Ancestry.com in Dublin

The news that Ancestry.com is to create a permanent HQ for its international business in Dublin with the creation of up to fifty jobs is obviously very welcome (my CV is very easy to track down, I should point out). But it is unlikely to make much difference to researchers whose focus is Irish records, at least in the short term. Any immediate effect will, I think, be indirect. The sheer clout and business credibility of a multinational family history corporation might just bump genealogy back onto the government agenda, whence it has recently seemed to disappear.

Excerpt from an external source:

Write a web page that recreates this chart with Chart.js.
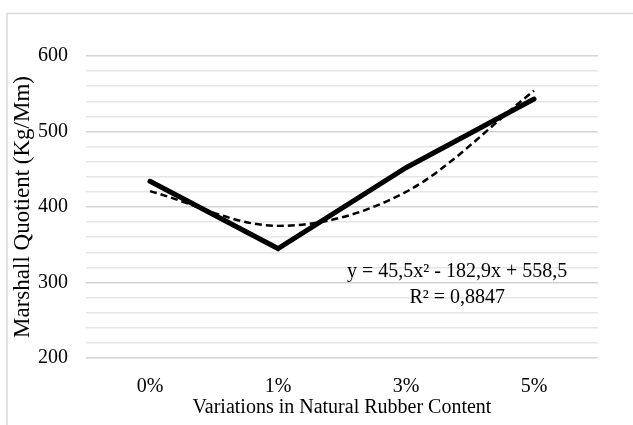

In the medium term, though, the presence of a significant part of its operations in Ireland, supported by Enterprise Ireland, could open doors to digitisation projects that are currently completely unaffordable, indeed unthinkable, for the Irish state. The shopping list is mouth-watering: General Register Office, Registry of Deeds, Valuation Office, estate papers . Outside Ireland, Ancestry is well-practised in doing deals with state agencies for the digital rights to records. The real question is whether they'll be bothered here.

Let me explain. Any Irish records currently carried by the company appear as part of the "UK and Ireland collection" on ancestry.co.uk, the UK ancestry site. This is run by Ancestry.com Europe S.à rl, a limited company based in Luxembourg that also manages six other non-US Ancestry websites, for Germany, France, Italy, Sweden, Australia and, strangely, Canada. These are the businesses that will now be supervised from Dublin. So Irish records are only a sub-division of a sub-section of the international wing of the business to be managed from here. In other words, a very small part of a very big operation.

Of course, Irish records have a disproportionate value for US researchers, but the HQ of the US company remains Provo, Utah. We can only hope that joined-up thinking prevails over corporate demarcations.